Start of DATASET RECORDS

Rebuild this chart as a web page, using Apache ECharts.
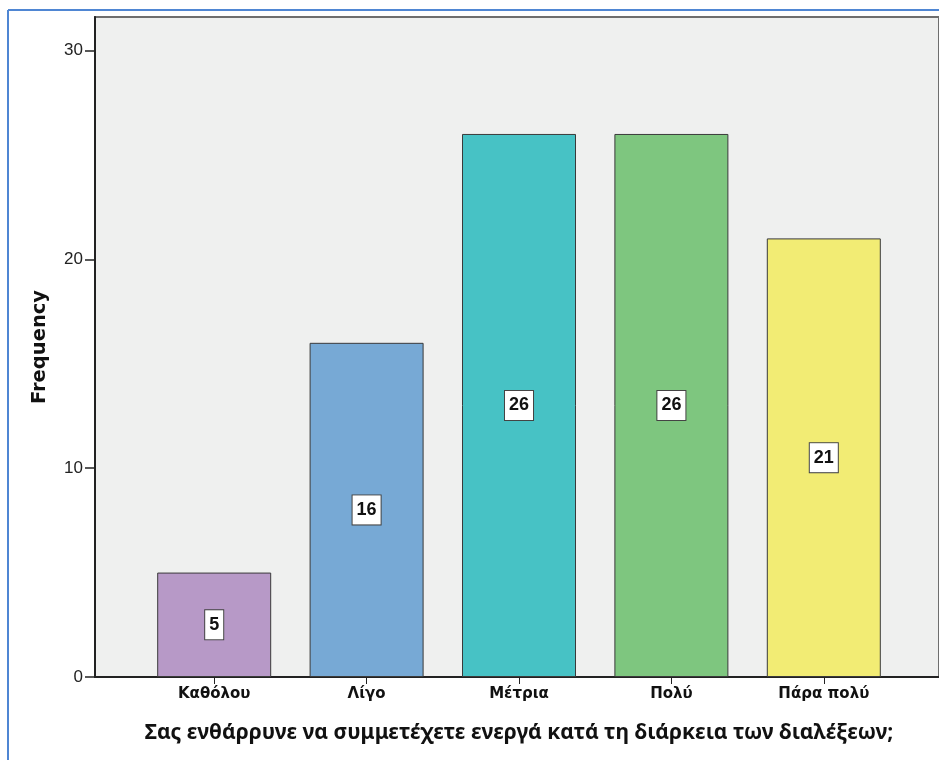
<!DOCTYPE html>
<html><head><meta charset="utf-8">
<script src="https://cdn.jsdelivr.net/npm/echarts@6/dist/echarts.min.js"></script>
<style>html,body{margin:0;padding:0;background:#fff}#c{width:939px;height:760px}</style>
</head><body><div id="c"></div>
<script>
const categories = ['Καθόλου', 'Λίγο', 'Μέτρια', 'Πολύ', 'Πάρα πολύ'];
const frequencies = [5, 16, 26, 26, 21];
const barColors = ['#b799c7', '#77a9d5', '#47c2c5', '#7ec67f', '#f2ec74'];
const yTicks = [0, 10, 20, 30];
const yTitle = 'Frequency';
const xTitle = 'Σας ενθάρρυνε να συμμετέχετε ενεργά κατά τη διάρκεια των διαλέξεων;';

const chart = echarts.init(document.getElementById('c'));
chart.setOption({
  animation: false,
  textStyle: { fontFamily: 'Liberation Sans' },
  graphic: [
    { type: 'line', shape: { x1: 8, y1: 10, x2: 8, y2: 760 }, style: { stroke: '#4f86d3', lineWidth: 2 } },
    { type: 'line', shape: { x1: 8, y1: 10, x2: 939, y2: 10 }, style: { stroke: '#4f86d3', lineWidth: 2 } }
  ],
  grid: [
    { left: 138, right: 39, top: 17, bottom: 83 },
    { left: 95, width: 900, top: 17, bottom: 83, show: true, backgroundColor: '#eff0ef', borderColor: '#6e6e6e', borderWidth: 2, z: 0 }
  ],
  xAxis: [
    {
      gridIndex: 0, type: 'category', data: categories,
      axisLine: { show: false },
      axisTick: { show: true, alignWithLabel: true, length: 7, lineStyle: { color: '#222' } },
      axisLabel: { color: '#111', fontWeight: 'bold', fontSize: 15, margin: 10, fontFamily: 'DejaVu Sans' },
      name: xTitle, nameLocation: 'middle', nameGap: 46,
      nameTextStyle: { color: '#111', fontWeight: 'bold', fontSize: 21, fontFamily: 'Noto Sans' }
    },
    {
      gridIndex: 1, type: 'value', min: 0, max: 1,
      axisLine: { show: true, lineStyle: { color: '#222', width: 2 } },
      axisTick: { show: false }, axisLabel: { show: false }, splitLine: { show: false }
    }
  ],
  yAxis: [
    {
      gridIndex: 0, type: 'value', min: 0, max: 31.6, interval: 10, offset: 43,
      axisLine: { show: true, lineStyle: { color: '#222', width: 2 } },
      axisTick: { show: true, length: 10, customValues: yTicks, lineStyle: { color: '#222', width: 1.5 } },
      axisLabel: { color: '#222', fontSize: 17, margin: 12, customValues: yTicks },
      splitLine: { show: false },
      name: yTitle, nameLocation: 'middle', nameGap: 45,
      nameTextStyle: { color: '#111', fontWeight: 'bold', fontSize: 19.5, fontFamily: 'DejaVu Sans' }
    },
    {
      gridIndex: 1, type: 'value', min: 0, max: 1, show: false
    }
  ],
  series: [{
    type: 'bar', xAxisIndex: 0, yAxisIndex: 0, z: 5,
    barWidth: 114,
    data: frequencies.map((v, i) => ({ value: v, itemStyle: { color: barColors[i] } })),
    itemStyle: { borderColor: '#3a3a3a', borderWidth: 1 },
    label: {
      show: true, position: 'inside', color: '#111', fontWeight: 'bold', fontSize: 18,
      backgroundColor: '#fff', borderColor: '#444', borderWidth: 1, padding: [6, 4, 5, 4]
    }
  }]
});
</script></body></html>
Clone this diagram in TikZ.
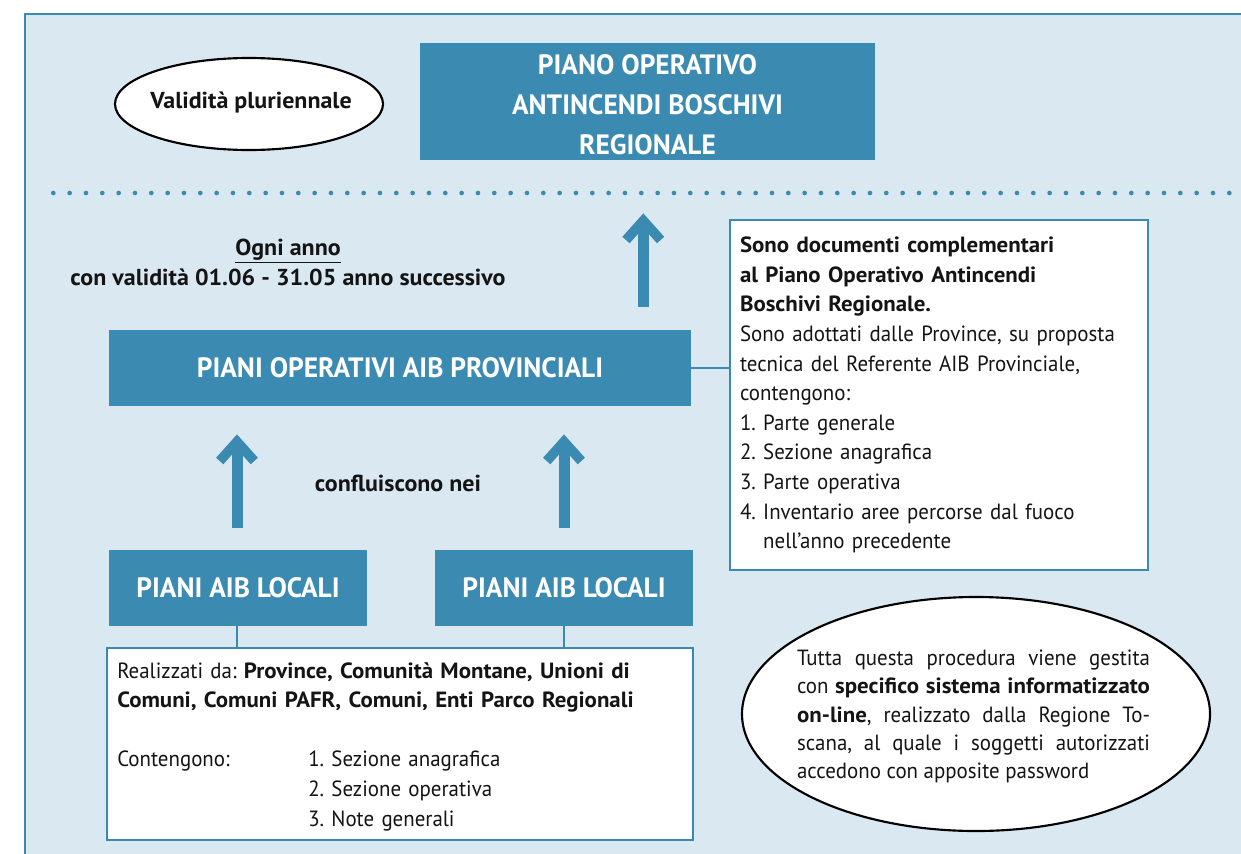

End of DATASET RECORDS

GIVEN REQUEST:
Please repeat the entries exactly. Do not include the pictures.

SOLUTION FOR THIS EXERCISE:
Rebuild this chart as a web page, using Apache ECharts.
<!DOCTYPE html>
<html><head><meta charset="utf-8">
<script src="https://cdn.jsdelivr.net/npm/echarts@6/dist/echarts.min.js"></script>
<style>html,body{margin:0;padding:0;background:#fff}#c{width:939px;height:760px}</style>
</head><body><div id="c"></div>
<script>
const categories = ['Καθόλου', 'Λίγο', 'Μέτρια', 'Πολύ', 'Πάρα πολύ'];
const frequencies = [5, 16, 26, 26, 21];
const barColors = ['#b799c7', '#77a9d5', '#47c2c5', '#7ec67f', '#f2ec74'];
const yTicks = [0, 10, 20, 30];
const yTitle = 'Frequency';
const xTitle = 'Σας ενθάρρυνε να συμμετέχετε ενεργά κατά τη διάρκεια των διαλέξεων;';

const chart = echarts.init(document.getElementById('c'));
chart.setOption({
  animation: false,
  textStyle: { fontFamily: 'Liberation Sans' },
  graphic: [
    { type: 'line', shape: { x1: 8, y1: 10, x2: 8, y2: 760 }, style: { stroke: '#4f86d3', lineWidth: 2 } },
    { type: 'line', shape: { x1: 8, y1: 10, x2: 939, y2: 10 }, style: { stroke: '#4f86d3', lineWidth: 2 } }
  ],
  grid: [
    { left: 138, right: 39, top: 17, bottom: 83 },
    { left: 95, width: 900, top: 17, bottom: 83, show: true, backgroundColor: '#eff0ef', borderColor: '#6e6e6e', borderWidth: 2, z: 0 }
  ],
  xAxis: [
    {
      gridIndex: 0, type: 'category', data: categories,
      axisLine: { show: false },
      axisTick: { show: true, alignWithLabel: true, length: 7, lineStyle: { color: '#222' } },
      axisLabel: { color: '#111', fontWeight: 'bold', fontSize: 15, margin: 10, fontFamily: 'DejaVu Sans' },
      name: xTitle, nameLocation: 'middle', nameGap: 46,
      nameTextStyle: { color: '#111', fontWeight: 'bold', fontSize: 21, fontFamily: 'Noto Sans' }
    },
    {
      gridIndex: 1, type: 'value', min: 0, max: 1,
      axisLine: { show: true, lineStyle: { color: '#222', width: 2 } },
      axisTick: { show: false }, axisLabel: { show: false }, splitLine: { show: false }
    }
  ],
  yAxis: [
    {
      gridIndex: 0, type: 'value', min: 0, max: 31.6, interval: 10, offset: 43,
      axisLine: { show: true, lineStyle: { color: '#222', width: 2 } },
      axisTick: { show: true, length: 10, customValues: yTicks, lineStyle: { color: '#222', width: 1.5 } },
      axisLabel: { color: '#222', fontSize: 17, margin: 12, customValues: yTicks },
      splitLine: { show: false },
      name: yTitle, nameLocation: 'middle', nameGap: 45,
      nameTextStyle: { color: '#111', fontWeight: 'bold', fontSize: 19.5, fontFamily: 'DejaVu Sans' }
    },
    {
      gridIndex: 1, type: 'value', min: 0, max: 1, show: false
    }
  ],
  series: [{
    type: 'bar', xAxisIndex: 0, yAxisIndex: 0, z: 5,
    barWidth: 114,
    data: frequencies.map((v, i) => ({ value: v, itemStyle: { color: barColors[i] } })),
    itemStyle: { borderColor: '#3a3a3a', borderWidth: 1 },
    label: {
      show: true, position: 'inside', color: '#111', fontWeight: 'bold', fontSize: 18,
      backgroundColor: '#fff', borderColor: '#444', borderWidth: 1, padding: [6, 4, 5, 4]
    }
  }]
});
</script></body></html>
Clone this diagram in TikZ.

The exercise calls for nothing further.